In extending a hand of friendship to the Muslim community in France, Cukierman blended anguish and skepticism: "Unfortunately, the notion that Islam is a religion of love is not shared by all. How can one hope for reconciliation when the innocence of children is employed by the fanatics to foment hatred?" He noted: "We who live Judaism not only as a religion, but also as a moral and ethical code and a culture, cannot imagine that Islam is any different. We are sure that many responsible Muslims will finally express -- in strong, audible voices -- their rejection of fanaticism."
Among government officials as well as assimilated Jews, the tendency is to blame the malaise among young Muslim immigrants from North Africa, some of them born in France, who have also attacked banks and the police.

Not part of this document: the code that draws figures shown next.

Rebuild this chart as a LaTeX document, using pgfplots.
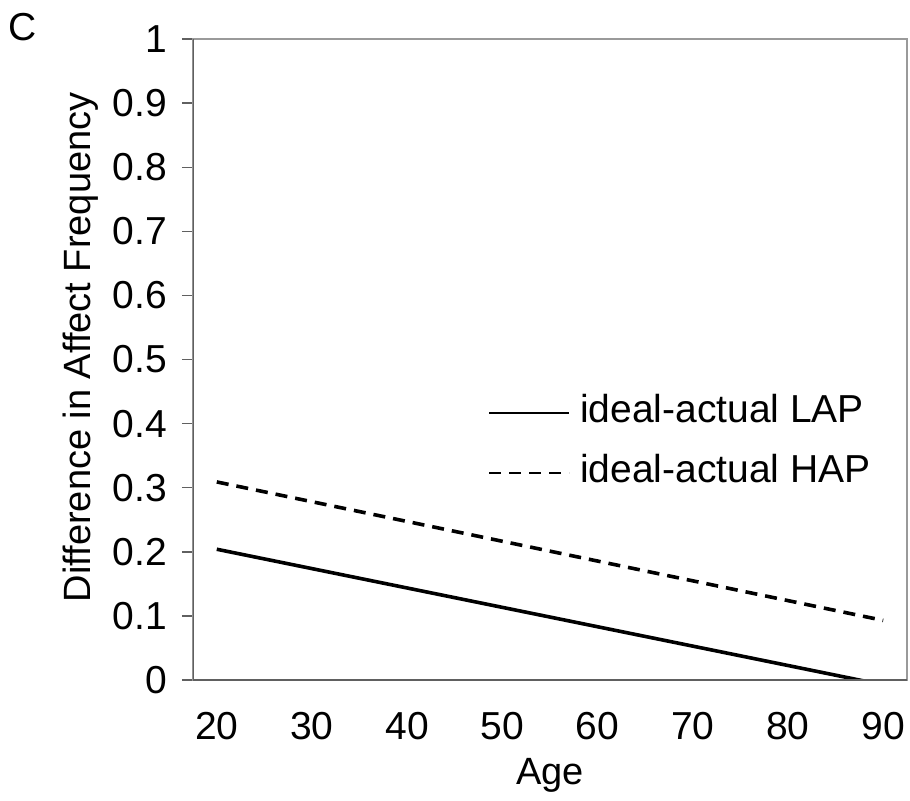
\documentclass[border=0pt]{standalone}
\usepackage{pgfplots}
\pgfplotsset{compat=1.18}
\usepackage{fontspec}
\setmainfont{Liberation Sans}
\definecolor{frameg}{HTML}{9A9A9A}
\definecolor{axisg}{HTML}{606060}
\begin{document}
\begin{tikzpicture}
\useasboundingbox (-96.5pt,-60pt) rectangle (358.5pt,340pt);
\node[font=\fontsize{19.5}{22}\selectfont, anchor=center] at (-85pt,326.5pt) {C};
\begin{axis}[
  at={(0pt,0pt)}, anchor=south west,
  scale only axis, width=357pt, height=320.5pt,
  xmin=17.5, xmax=92.5, ymin=0, ymax=1,
  xtick={20,30,40,50,60,70,80,90},
  ytick={0,0.1,0.2,0.3,0.4,0.5,0.6,0.7,0.8,0.9,1},
  /pgf/number format/assume math mode=true,
  yticklabel style={/pgf/number format/fixed, /pgf/number format/precision=1},
  tick label style={font=\fontsize{19.5}{22}\selectfont},
  xticklabel style={yshift=-7pt},
  yticklabel style={xshift=-4pt},
  label style={font=\fontsize{19}{22}\selectfont},
  xlabel={Age},
  ylabel={Difference in Affect Frequency},
  xlabel style={at={(axis description cs:0.5,-0.148)}, anchor=center},
  ylabel style={at={(axis description cs:-0.157,0.519)}, anchor=center},
  axis line style={draw=frameg, line width=1.4pt},
  xtick style={draw=none},
  ytick pos=left, tick align=outside,
  major tick length=5.5pt,
  ytick style={draw=axisg, line width=0.7pt},
  legend style={at={(axis description cs:0.413,0.3697)}, anchor=west,
    draw=none, fill=none, inner sep=0pt,
    font=\fontsize{19.5}{22}\selectfont,
    row sep=13pt, column sep=0pt,
    nodes={inner sep=0pt, text height=13pt, text depth=4pt}},
  legend cell align=left,
  legend image code/.code={\draw[#1, line width=0.9pt] (0pt,0pt) -- (40pt,0pt);},
]
\addplot[black, line width=1.8pt] coordinates {(20,0.204) (90,-0.0076)};
\addlegendentry{\hspace{5pt}ideal-actual LAP}
\addplot[black, line width=1.8pt, dash pattern=on 6pt off 4pt] coordinates {(20,0.309) (90,0.093)};
\addlegendentry{\hspace{5pt}ideal-actual HAP}
\draw[axisg, line width=1.2pt] (rel axis cs:0,1) -- (rel axis cs:0,0) -- (rel axis cs:1,0);
\end{axis}
\end{tikzpicture}
\end{document}
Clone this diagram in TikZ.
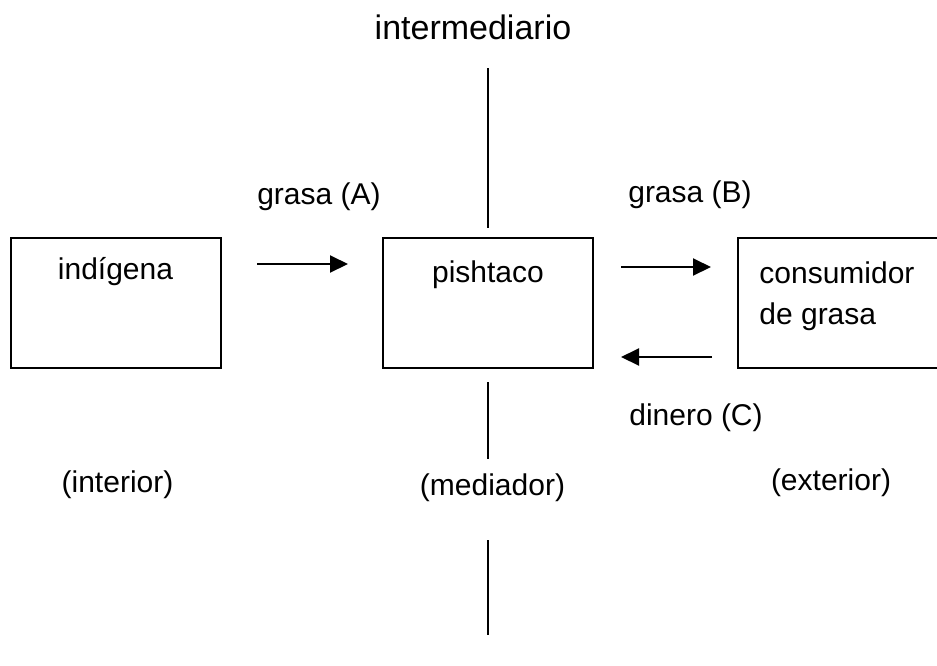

Especially since September 11, there is much talk about "the deep problems" of Arab youth unable to find a niche in French society and the helplessness of the authorities in dealing with them beyond repeating the slogan, also used on this side of the Atlantic: "Terrorism is not Islam." Moreover, the Palestinian intifada has radicalized Arabs in France, whose number is estimated as well over 5 million, or about ten times the Jewish population. But many if not most French Jews are convinced that there is a causal link between the antisemitic violence and the emotional climate created by the bias of the government and the news media in favor of the Palestinians.